Clean wooden floors, smooth bamboo furniture and a harmonised space – these are all vital essentials of a Japanese-inspired home design.
To replicate Japanese style in your home, you need to understand the concepts that make it so unique. It's a blend of simplicity with natural elements, all carefully selected and constructed together in a balance that promotes peacefulness and tranquillity within a home's interior design. We've compiled a guide to help you draw inspiration from these concepts to be able to easily use them in your own abode.
Remember, with interior design, there is no right or wrong. It's up to your creative vision and artistic eye, but it definitely doesn't hurt to follow guidelines of successful design themes that work seamlessly.
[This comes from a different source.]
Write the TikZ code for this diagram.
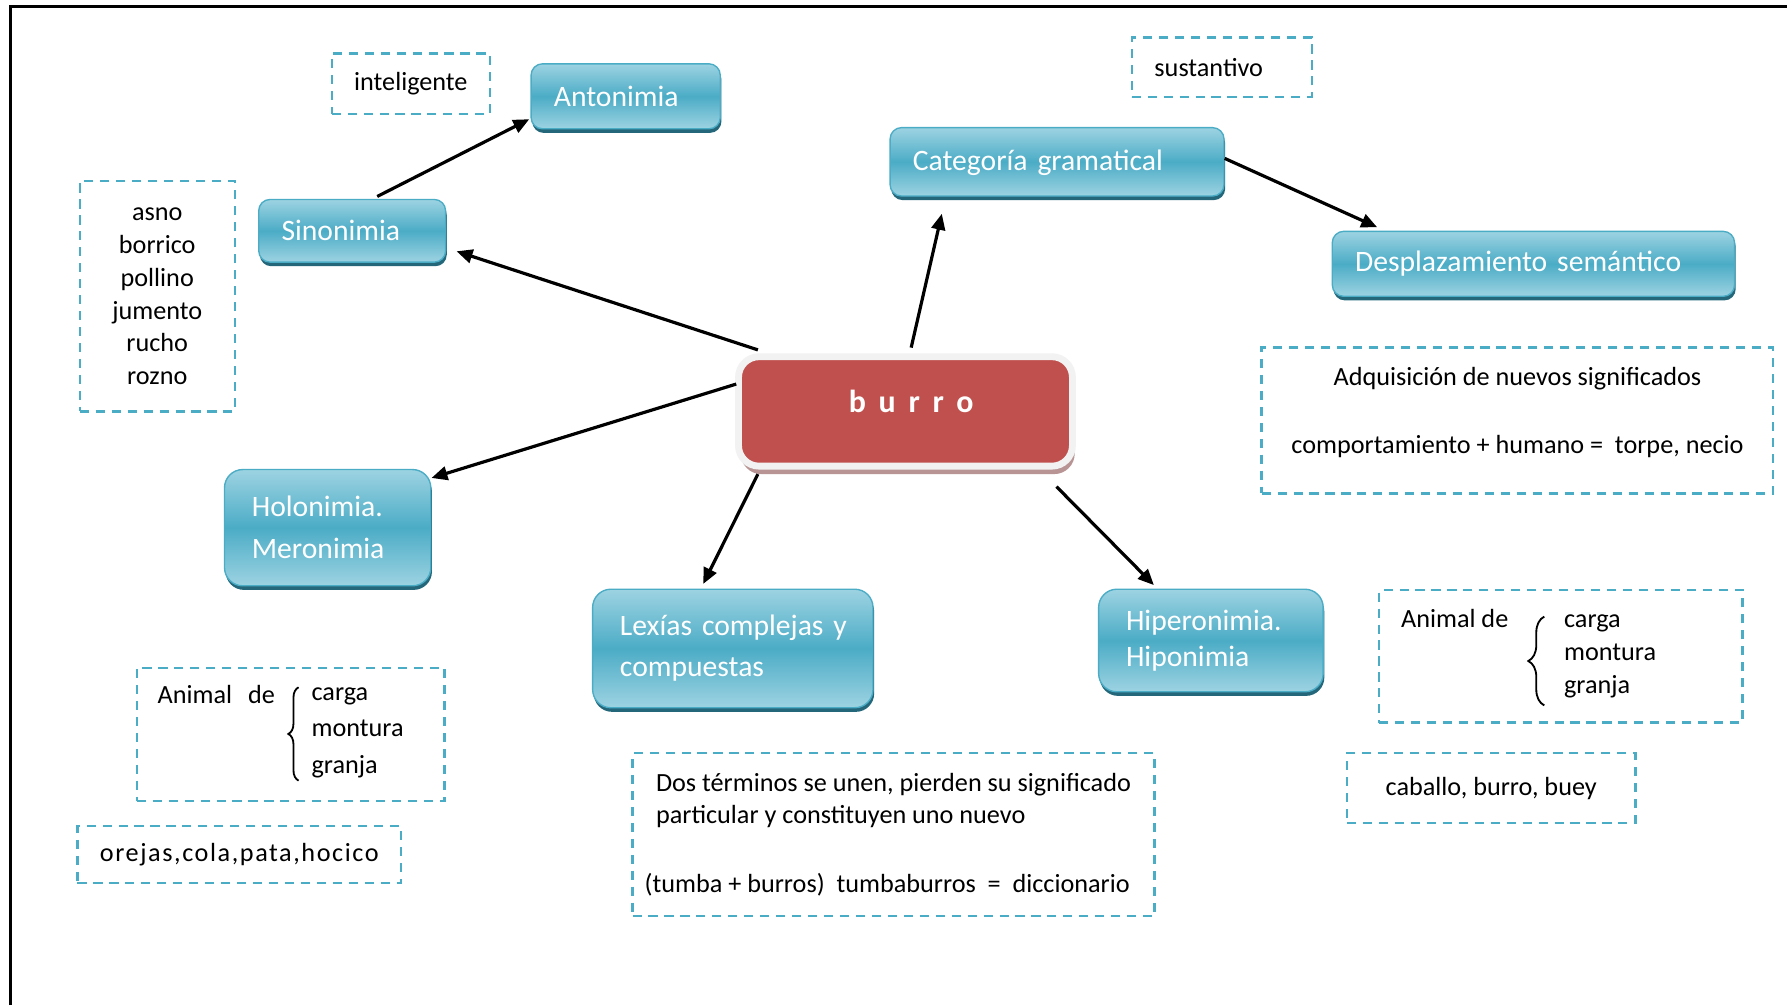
\documentclass[tikz,border=0pt]{standalone}
\usepackage{fontspec}
\setmainfont{Carlito}
\usetikzlibrary{arrows.meta,calc,shadows,decorations.pathreplacing}
\definecolor{tealmid}{HTML}{4BACC6}
\definecolor{teallight}{HTML}{9DD3E2}
\definecolor{tealshadow}{HTML}{24677A}
\definecolor{dashteal}{HTML}{4BACC6}
\definecolor{burrored}{HTML}{C0504D}
\definecolor{burrorim}{HTML}{F2F2F2}
\definecolor{burroshadow}{HTML}{B89594}

\begin{document}
\begin{tikzpicture}[x=0.5pt,y=-0.5pt,
  concept/.style={draw=tealmid, line width=0.6pt, rounded corners=5pt,
    top color=teallight, bottom color=teallight, middle color=tealmid,
    general shadow={fill=tealshadow, shadow yshift=-1.8pt, shadow xshift=0.5pt},
    text=white, font=\fontsize{13}{18}\selectfont, align=left,
    inner xsep=10pt, inner ysep=0pt},
  bigconcept/.style={concept, rounded corners=8pt, inner xsep=12pt},
  dashbox/.style={draw=dashteal, line width=1pt, dash pattern=on 4pt off 3pt,
    inner sep=0pt, text=black, font=\fontsize{11.5}{14}\selectfont},
  plain/.style={inner sep=0pt, text=black, font=\fontsize{11.5}{14}\selectfont},
  curly/.style={decorate, decoration={brace, amplitude=#1}, line width=0.8pt},
  arr/.style={-{Triangle[length=7pt,width=6pt]}, line width=1.4pt, black}]

% page and frame
\fill[white] (0,0) rectangle (1568,882);
\useasboundingbox (0,0) rectangle (1568,882);
\draw[line width=1.3pt] (9,882) -- (9,6) -- (1568,6);

% central concept
\node[fill=burrored, draw=burrorim, line width=3pt, rounded corners=9pt,
  general shadow={fill=burroshadow, shadow xshift=1pt, shadow yshift=-3.5pt},
  minimum width=146.5pt, minimum height=48pt, text=white,
  font=\fontsize{14}{16}\bfseries\addfontfeature{LetterSpace=40},
  text height=10pt, text depth=9pt] (burro) at (794.5,361) {\hspace*{5pt}burro};

% related concepts
\node[concept, text width=63pt, minimum height=28.5pt] (anto) at (549,84.5) {Antonimia};
\node[concept, text width=62pt, minimum height=27.5pt] (sino) at (309,202.5) {Sinonimia};
\node[concept, text width=126.5pt, minimum height=30pt, text depth=1pt] (cat) at (927.5,142) {Categoría gramatical};
\node[concept, text width=156.5pt, minimum height=28.5pt] (desp) at (1345.5,231.5) {Desplazamiento semántico};
\node[bigconcept, text width=66.5pt, minimum height=51pt,
  font=\fontsize{13}{18.5}\selectfont] (holo) at (287.5,463) {Holonimia.\\Meronimia};
\node[bigconcept, text width=99pt, minimum height=52pt] (lex) at (643,569) {\mbox{Lexías complejas y}\\compuestas};
\node[bigconcept, text width=74.5pt, minimum height=45pt,
  font=\fontsize{13}{16}\selectfont] (hiper) at (1062.5,562) {Hiperonimia.\\Hiponimia};

% examples
\node[dashbox, minimum width=69.5pt, minimum height=26.5pt] (intel) at (360.5,73.5) {inteligente};
\node[dashbox, minimum width=68pt, minimum height=101pt, align=center,
  font=\fontsize{11.5}{14.4}\selectfont] (syn) at (138,260) {asno\\borrico\\pollino\\jumento\\rucho\\rozno};
\node[dashbox, minimum height=26pt, text width=59pt, inner xsep=10pt, align=left] (sust) at (1072,59) {sustantivo};
\node[dashbox, minimum width=224.5pt, minimum height=64pt, align=center] (adq) at (1331.5,369)
  {Adquisición de nuevos significados\\[16pt]comportamiento + humano =\ \ torpe, necio\\[-5pt]\mbox{}};

% kinds of animal (left)
\node[dashbox, minimum width=135pt, minimum height=58.5pt] (animL) at (255,644.5) {};
\node[plain, anchor=base west] (animLtxt) at (138,617) {Animal\hspace{7pt}de};
\node[plain, anchor=west, align=left, font=\fontsize{11.5}{16}\selectfont] (animLlist) at (273,643)
  {carga\\montura\\granja};
\draw[curly=4.5pt] ($(animLlist.south west)+(-11,2)$) -- ($(animLlist.north west)+(-11,0)$);

\node[dashbox, minimum width=142pt, minimum height=25pt,
  font=\fontsize{11.5}{14}\selectfont\addfontfeature{LetterSpace=6}] (parts) at (210,750) {orejas,cola,pata,hocico};

\node[dashbox, minimum width=229pt, minimum height=71.5pt, align=left] (dos) at (784,732.5)
  {Dos términos se unen, pierden su significado\\particular y constituyen uno nuevo\\[16pt]\hspace*{-5pt}(tumba + burros)\ \ tumbaburros \ = \ diccionario};

% kinds of animal (right)
\node[dashbox, minimum width=159.5pt, minimum height=58pt] (animR) at (1369.5,576) {};
\node[plain, anchor=base west] (animRtxt) at (1229,551) {Animal de};
\node[plain, anchor=west, align=left, font=\fontsize{11.5}{14.5}\selectfont] (animRlist) at (1372,576)
  {carga\\montura\\granja};
\draw[curly=7pt] ($(animRlist.south west)+(-17,6)$) -- ($(animRlist.north west)+(-17,2)$);

\node[dashbox, minimum width=126.5pt, minimum height=30.5pt] (cab) at (1308.5,691.5) {caballo, burro, buey};

% connectors
\draw[arr] ($(sino.north)+(22,-2)$) -- ($(anto.south west)+(-1,-9)$);
\draw[arr] ($(burro.north west)+(20,-3)$) -- ($(sino.east)+(9,18)$);
\draw[arr] ($(burro.north)+(5,-5)$) -- ($(cat.south west)+(46,15)$);
\draw[arr] ($(cat.east)+(0,-3)$) -- ($(desp.north west)+(40,-3)$);
\draw[arr] ($(burro.north west)+(1,27)$) -- ($(holo.north east)+(0,8)$);
\draw[arr] ($(burro.south west)+(20,4)$) -- ($(lex.north)+(-26,-4)$);
\draw[arr] ($(burro.south east)+(-17,15)$) -- ($(hiper.north)+(-50,-3)$);
\end{tikzpicture}
\end{document}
Japan has many designs that are easy to understand and adopt. Wabi-sabi is the idea of using imperfection, but in a way that makes it deliberate and organic.
A house by Pamela Shamshiri in House Beautiful embraces wabi-sabi to feature wooden furniture, topped with simple display items that are slightly off centre. It promotes a feeling of balance and control in the room, especially with the purposefully out-of-sync objects.
For example, next to the entrance way sits a tall, narrow shelf. On each level are potted plants, but instead of placing them in vertical alignment, they're slightly off from one another so that it doesn't create a perfect streamlined balance but is obviously manipulated to sit at specific angles to each other. You can try this with a bookshelf, paired with a simple wall backdrop of light grey to complement the balance. Take a look at Resene Concrete, Resene Half White Pointer or Resene Surrender to work with a simple frame shelf painted with Resene Grey Friars.
Architectural Digest features the innovative designs of Sou Fujimoto, who can be seen using elements of cubes to mesh them together as a structure. While not always liveable, he highlights the harmony between simple bamboo furniture and pure, white walls.
This cube and bamboo system is quite unique to the styles and designs of Japanese architecture, reminiscent of shoji screens – foldable panels that are used to separate rooms, typically made with a light bamboo frame and thin paper panels.
This provides you an excuse to feature angular, cubed items in your home design. Small, individual cubby holes are great to stack as shelves, while you can use rectangular desks and tables to display boxy vases atop of a stack of hardcover books and magazines.
Furniture such as glass tables, clear plastic chairs and white gauze curtains are also easily blended with the style of this design.
Cloths of colour
Though Japanese interior design is all about simplicity, don't be afraid to add colour. Try your hand at shibori – the traditional art of tie-dyeing with a pole. It's typically done with blue hues, which creates a serene watercolour effect with the different depths of cyan and navy. There are specific ways to wrap your fabric up with thread so the tie-dye comes out as an imperfectly perfect pattern, which you can then use to wear as a sarong, hang as curtains or even frame and display as wall art.
Why not try your hand at creating a shibori pattern on a feature wall? It'll be like a floor-length tapestry to bring something unique to your home design.
Start off with a plain white wall. Combine blue paint with Resene Paint Effects and with a wide paint brush, softly swirl the colour on your wall. You can build up consistency with the amount of thinner you use and also by working up the intensity of the blue paint you use.